But Shakespeare has been at pains to keep him from being all hero and king and nothing else, a figure such as for most men could only seem a gilded piece on a tapestry. No one knows better than Henry that a king is a man and that

'Tis not the balm, the sceptre, and the ball,

The throne he sits on, nor the tide of pomp
That beats upon the high shore of this world

that can deliver him from the common incidents of human life. He is always a thing of flesh and blood, one that can be ' exceeding weary', with an appetite so far from ' princely got' that it leaves him a prey to the mortal weakness of remembering small beer when he is thirsty; one that by Falstaff's testimony has husbanded and tilled' his inherited cold blood' with excellent endeavour of drinking good and good store of fertile sherris'; a' fellow of plain and uncoined constancy', as he himself says in his unkingly but most English wooing, 'whose face is not worth sunburning, that never looks in his glass for love of anything he sees there'. Has the Frenchman yet been born who could say such a thing? Henry is the sort of man, with no fashions or poses about him, to whom people say such things as Would 'twere bed time, Hal, and all well', and 'I believe, as cold a night as 'tis, he could wish himself in Thames up to the neck and so I would he were, and I by him, at all adventures, so we were quit here'; to whom men can make fearless defences; 'what your highness suffered under that shape I beseech you to take it for your own fault, not mine'. Is not this why we English at any rate find him so typically English? The French think of themselves as

original in mind and generous in heart. We think of ourselves as intellectually sane and morally straight. In our eyes Englishmen are men who make no pictures about themselves and are apt to perform more than they promise; whose humour is a constant ironical understatement of their own hopes and achievements; who laugh at their enemy ten times for once they hate him. Many a French soldier in the war must have said in his heart the French counterpart of 'Would I were in an alehouse in London! I would give all my fame for a pot of ale and safety'. But only an Englishman would say it with his tongue and in the ears of his neighbours. Henry's men, like our modern English soldiers, make no pretence of liking fighting; and probably, like our men, they would have been very slow in learning to hate the Germans. There is a story of two generals, a French and an English, riding together, and the Frenchman commenting on the apparent lack of emotion and enthusiasm of the English soldiers as shown, for instance, in the fact that they seldom sang on the march. As he said it an English regiment came up and passed by them. The men were singing loudly. The French general apologized for what he had said. 'Do you know what they were singing?' said the Englishman; 'The Hymn of Hate.' One can quite fancy Bates and Williams in that regiment, with the Bastard for their colonel; and Harry, though he keeps his humour rather in the background after he is king, as their fit and natural commander-in-chief. And we love him accordingly as, in addition to all the rest, the truest of Englishmen.
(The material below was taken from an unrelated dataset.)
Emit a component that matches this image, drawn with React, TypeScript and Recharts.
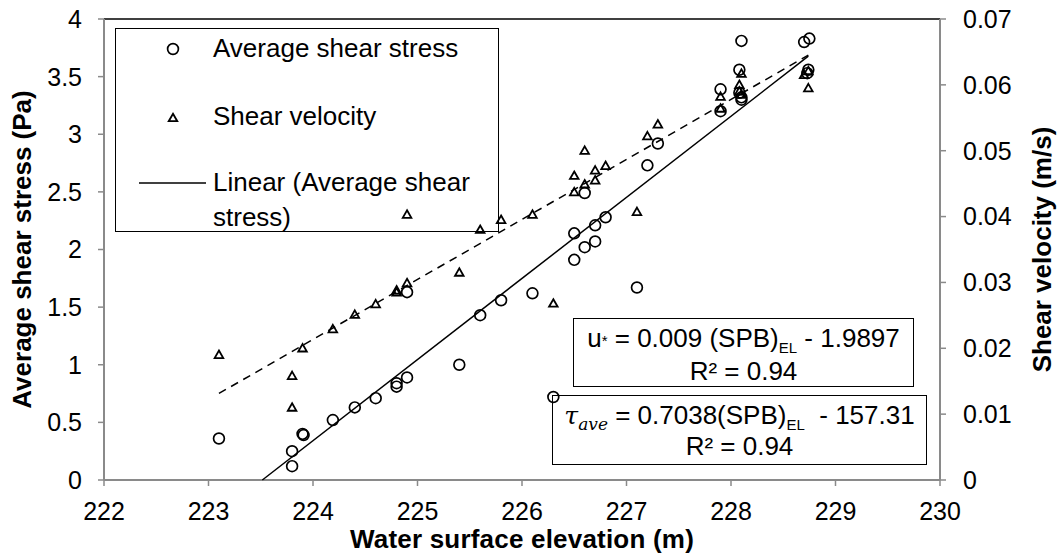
import React from 'react';
import { ComposedChart, Scatter, XAxis, YAxis, ReferenceLine } from 'recharts';

// Average shear stress (Pa) vs water surface elevation (m)
const elevStress = [223.1, 223.8, 223.8, 223.9, 223.91, 224.19, 224.4, 224.6, 224.8, 224.8, 224.9, 224.9, 225.4, 225.6, 225.8, 226.1, 226.3, 226.5, 226.5, 226.6, 226.6, 226.7, 226.7, 226.8, 227.1, 227.2, 227.3, 227.9, 227.9, 228.1, 228.08, 228.08, 228.1, 228.1, 228.7, 228.75, 228.74, 228.73];
const stress = [0.36, 0.25, 0.12, 0.4, 0.39, 0.52, 0.63, 0.71, 0.84, 0.81, 0.89, 1.63, 1.0, 1.43, 1.56, 1.62, 0.72, 2.14, 1.91, 2.02, 2.49, 2.07, 2.21, 2.28, 1.67, 2.73, 2.92, 3.39, 3.2, 3.81, 3.56, 3.36, 3.32, 3.3, 3.8, 3.83, 3.56, 3.53];

// Shear velocity (m/s) vs water surface elevation (m)
const elevVel = [223.1, 223.8, 223.8, 223.9, 224.19, 224.4, 224.6, 224.8, 224.8, 224.9, 224.9, 225.4, 225.6, 225.8, 226.1, 226.3, 226.5, 226.5, 226.6, 226.6, 226.7, 226.7, 226.8, 227.1, 227.2, 227.3, 227.9, 227.9, 228.1, 228.08, 228.08, 228.1, 228.7, 228.74, 228.74];
const velocity = [0.019, 0.0158, 0.011, 0.02, 0.0229, 0.0251, 0.0267, 0.0288, 0.0285, 0.0299, 0.0403, 0.0315, 0.038, 0.0395, 0.0403, 0.0268, 0.0462, 0.0437, 0.0449, 0.05, 0.047, 0.0455, 0.0477, 0.0407, 0.0522, 0.054, 0.0582, 0.0564, 0.0617, 0.06, 0.059, 0.0585, 0.0615, 0.0621, 0.0595];

const xTicks = [222, 223, 224, 225, 226, 227, 228, 229, 230];
const leftTicks = [0, 0.5, 1, 1.5, 2, 2.5, 3, 3.5, 4];
const rightTicks = [0, 0.01, 0.02, 0.03, 0.04, 0.05, 0.06, 0.07];

// trend lines
const stressTrend = { slope: 0.7038, intercept: -157.31 };
const velTrend = { slope: 0.00911, intercept: -2.0193 };
const trendEndX = 228.74;
const velTrendStartX = 223.1;

const stressData = elevStress.map((x, i) => ({ x, y: stress[i] }));
const velData = elevVel.map((x, i) => ({ x, y: velocity[i] }));
const stressStartX = -stressTrend.intercept / stressTrend.slope;
const stressLine = [stressStartX, trendEndX].map((x) => ({ x, y: stressTrend.slope * x + stressTrend.intercept }));
const velLine = [velTrendStartX, trendEndX].map((x) => ({ x, y: velTrend.slope * x + velTrend.intercept }));

const FONT = '"Liberation Sans", Arial, sans-serif';
const AXIS_GRAY = '#8a8a8a';

const CircleShape = (p: any) =>
  p.cx == null ? <g /> : <circle cx={p.cx} cy={p.cy} r={5.4} fill="none" stroke="#000" strokeWidth={1.7} />;
const TriShape = (p: any) =>
  p.cx == null ? (
    <g />
  ) : (
    <path
      d={`M${p.cx},${p.cy - 4.3} L${p.cx + 4.3},${p.cy + 3.2} L${p.cx - 4.3},${p.cy + 3.2} Z`}
      fill="none"
      stroke="#000"
      strokeWidth={1.8}
    />
  );
const NoShape = () => <g />;

const legendText: React.CSSProperties = {
  position: 'absolute',
  left: 97,
  fontSize: 26,
  lineHeight: '35px',
  color: '#000',
  whiteSpace: 'nowrap',
};

const subStyle: React.CSSProperties = { fontSize: 15, verticalAlign: '-6px', lineHeight: 0 };

export default function App() {
  return (
    <div style={{ position: 'absolute', left: 0, top: 0, width: 1057, height: 557, background: '#fff', fontFamily: FONT }}>
      {/* legend */}
      <div style={{ position: 'absolute', left: 115, top: 28, width: 384, height: 204, boxSizing: 'border-box', border: '1.5px solid #000' }}>
        <svg style={{ position: 'absolute', left: 0, top: 0 }} width={100} height={200}>
          <circle cx={57} cy={20} r={5.4} fill="none" stroke="#000" strokeWidth={1.7} />
          <path d="M57,84.7 L61.3,92.2 L52.7,92.2 Z" fill="none" stroke="#000" strokeWidth={1.8} />
          <line x1={23} x2={90} y1={154} y2={154} stroke="#000" strokeWidth={1.5} />
        </svg>
        <div style={{ ...legendText, top: 2 }}>Average shear stress</div>
        <div style={{ ...legendText, top: 70 }}>Shear velocity</div>
        <div style={{ ...legendText, top: 136 }}>Linear (Average shear<br />stress)</div>
      </div>
      {/* equation boxes */}
      <div style={{ position: 'absolute', left: 573, top: 318, width: 341, height: 69, boxSizing: 'border-box', border: '1.5px solid #000', fontSize: 26, lineHeight: '30px', textAlign: 'center', paddingTop: 4, color: '#000' }}>
        <div style={{ whiteSpace: 'nowrap' }}>
          u<span style={{ fontSize: 15, verticalAlign: '1px' }}>*</span> = 0.009 (SPB)<sub style={subStyle}>EL</sub> - 1.9897
        </div>
        <div>R² = 0.94</div>
      </div>
      <div style={{ position: 'absolute', left: 552, top: 395, width: 375, height: 70, boxSizing: 'border-box', border: '1.5px solid #000', fontSize: 26, lineHeight: '31px', textAlign: 'center', paddingTop: 4, color: '#000' }}>
        <div style={{ whiteSpace: 'nowrap' }}>
          <span style={{ fontFamily: '"DejaVu Serif", serif', fontStyle: 'italic', fontSize: 25 }}>τ</span>
          <sub style={{ ...subStyle, fontFamily: '"DejaVu Serif", serif', fontStyle: 'italic', fontSize: 17 }}>ave</sub> = 0.7038(SPB)
          <sub style={subStyle}>EL</sub>&nbsp; - 157.31
        </div>
        <div>R² = 0.94</div>
      </div>
      {/* chart */}
      <div style={{ position: 'absolute', left: 0, top: 0 }}>
        <ComposedChart width={1057} height={557} margin={{ top: 19, right: 0, bottom: 0, left: 0 }} style={{ fontFamily: FONT }}>
          <XAxis
            dataKey="x"
            type="number"
            domain={[222, 230]}
            ticks={xTicks}
            interval={0}
            height={77}
            axisLine={{ stroke: AXIS_GRAY, strokeWidth: 2 }}
            tickLine={{ stroke: AXIS_GRAY, strokeWidth: 1.5 }}
            tickSize={6}
            tickMargin={16}
            tick={{ fill: '#000', fontSize: 25 }}
            label={{ value: 'Water surface elevation (m)', position: 'center', dy: 20, fill: '#000', fontSize: 26, fontWeight: 'bold', letterSpacing: 0.2 }}
          />
          <YAxis
            yAxisId="left"
            dataKey="y"
            type="number"
            domain={[0, 4]}
            ticks={leftTicks}
            interval={0}
            width={104}
            axisLine={{ stroke: AXIS_GRAY, strokeWidth: 2 }}
            tickLine={{ stroke: AXIS_GRAY, strokeWidth: 1.5 }}
            tickSize={6}
            tickMargin={16}
            tick={{ fill: '#000', fontSize: 25 }}
            label={{ value: 'Average shear stress (Pa)', angle: -90, position: 'center', dx: -30, fill: '#000', fontSize: 26, fontWeight: 'bold' }}
          />
          <YAxis
            yAxisId="right"
            orientation="right"
            dataKey="y"
            type="number"
            domain={[0, 0.07]}
            ticks={rightTicks}
            interval={0}
            width={117}
            axisLine={{ stroke: AXIS_GRAY, strokeWidth: 2 }}
            tickLine={{ stroke: AXIS_GRAY, strokeWidth: 1.5 }}
            tickSize={6}
            tickMargin={17}
            tickFormatter={(v: number) => (v === 0 ? '0' : v.toFixed(2))}
            tick={{ fill: '#000', fontSize: 25 }}
            label={{ value: 'Shear velocity (m/s)', angle: -90, position: 'center', dx: 43, fill: '#000', fontSize: 26, fontWeight: 'bold' }}
          />
          <ReferenceLine yAxisId="left" y={4} stroke="#000" strokeWidth={1.5} />
          <Scatter yAxisId="left" data={stressData} shape={CircleShape} isAnimationActive={false} />
          <Scatter yAxisId="right" data={velData} shape={TriShape} isAnimationActive={false} />
          <Scatter yAxisId="left" data={stressLine} shape={NoShape} line={{ stroke: '#000', strokeWidth: 1.5 }} isAnimationActive={false} />
          <Scatter yAxisId="right" data={velLine} shape={NoShape} line={{ stroke: '#000', strokeWidth: 1.5, strokeDasharray: '8 6' }} isAnimationActive={false} />
        </ComposedChart>
      </div>
    </div>
  );
}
And yet, it will be naturally objected, this plain man, honest man, Englishman, hero, is the Henry who kills his prisoners and casts off his old friend when he comes to the throne. Both are, at first sight, ugly incidents that may be admitted. And indeed there is worse. For the horrible speech before Harfleur, though its threats of all that 'the

blind and bloody soldier with foul hand' can and shall do to old men and infants, fathers and daughters, happily remain only threats, is to our ears among the ugliest which Shakespeare ever put into any mouth. But about that there are two things to be said. One is the old historical defence words and deeds were then possible to knightly men, the story of which now only serves to show us how far we have travelled on the road of humanity. The other is that the speech may be attacked as one of Shakespeare's strange inconsistencies; for, at the king's very next appearance, his language and conduct are as great a contrast to those of this scene as Wellington's were to Blucher's. He will have no abuses or insults addressed to the country people, and he will have them paid for all they supply, 'for when lenity and cruelty play for a kingdom, the gentler gamester is the soonest winner'. As to the business of the prisoners there is a still surer explanation. Fluellen is the soul of honour and he says it was the punishment of treachery, and Gower expressly praises the king for the order. And Henry is so strongly moved before giving it that he says, 'I was not angry since I came to France Until this instant'. War is necessarily an ugly business, even to-day, and in to-day's humanest armies: it could not then be a beautiful one.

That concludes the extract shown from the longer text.